Santa-Maria-di-Lota   - Château Cagninacci
Santa-Maria-di-Lota - Château Cagninacci
Santa-Maria-di-Lota   - Château Cagninacci (perron)
Santa-Maria-di-Lota - Château Cagninacci (perron)

 

 

L'extérieur est imposant mais l'intérieur n'a rien à lui envier.

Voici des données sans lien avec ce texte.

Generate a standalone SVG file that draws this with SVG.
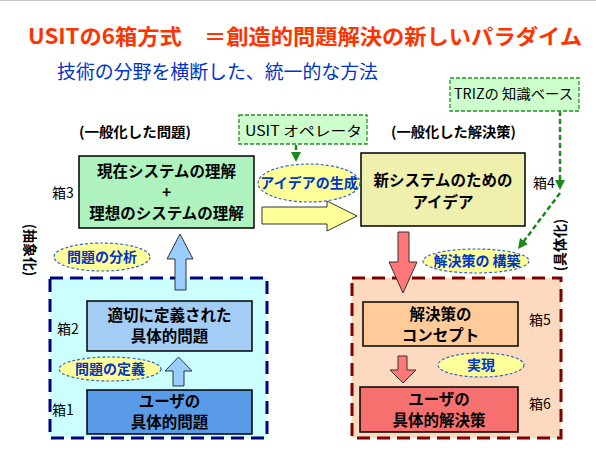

Les peintures qui ornent murs et plafonds sont souvent commandées aux meilleurs artistes de l'époque : Profizi, Conforti, Giavarini ... (cf Encyclopédie des peintres corses op.cit.)

 

 

 

Autres édifices : Villa Strenna à Ersa, Piccioni à Pino, Nicrosi à Rogliano, Renucci à Feliceto ...

 

 

Château Piccioni - Catalogue de l'Exposition
Château Piccioni - Catalogue de l'Exposition

 

 

 

Ainsi, dans la touffeur de ce soir d'été caniculaire, se dévoile un pan de notre histoire qui témoigne s'il en est besoin d'une autre particularité de la Corse.

 



 

 

Cependant, tous les palazzi de Corse ne sont pas ceux   d' Américains mais aussi de Corses de l'île qui ont voulu, eux aussi, montrer leur réussite sans pour autant avoir voyagé loin. 

 

 


 

 

Courez-y : vous avez jusqu'au 30 décembre 2017 pour voir cette exposition !

 

Bibliographie : La Corse et les Amériques, actes des 18è journées universitaires d'Histoire maritime de Bonifacio, sous la direction de Michel Vergé-Franceschi, Editions Alain Piazzola, mai 2017.

 

On retiendra en particulier, ces deux articles fort documentés et illustrés :

 

Les maisons d'Américains au Cap Corse, de Jean-Christophe Liccia, ancien Président-fondateur de l'Association Petre Scritte 

 

Décors peints et trompe l'oeil dans les maisons d'Américains au Cap Corse, de Michel-Edouard Nigaglioni, à l'époque Directeur du Patrimoine de la ville de Bastia.

 

 

 

 

A lire également l'ouvrage paru en 2006 aux éditions Albiana,  de Jean-Christophe Liccia, Caroline Paoli et Michel-Edouard Nigaglioni, Les Maisons "d'Américains".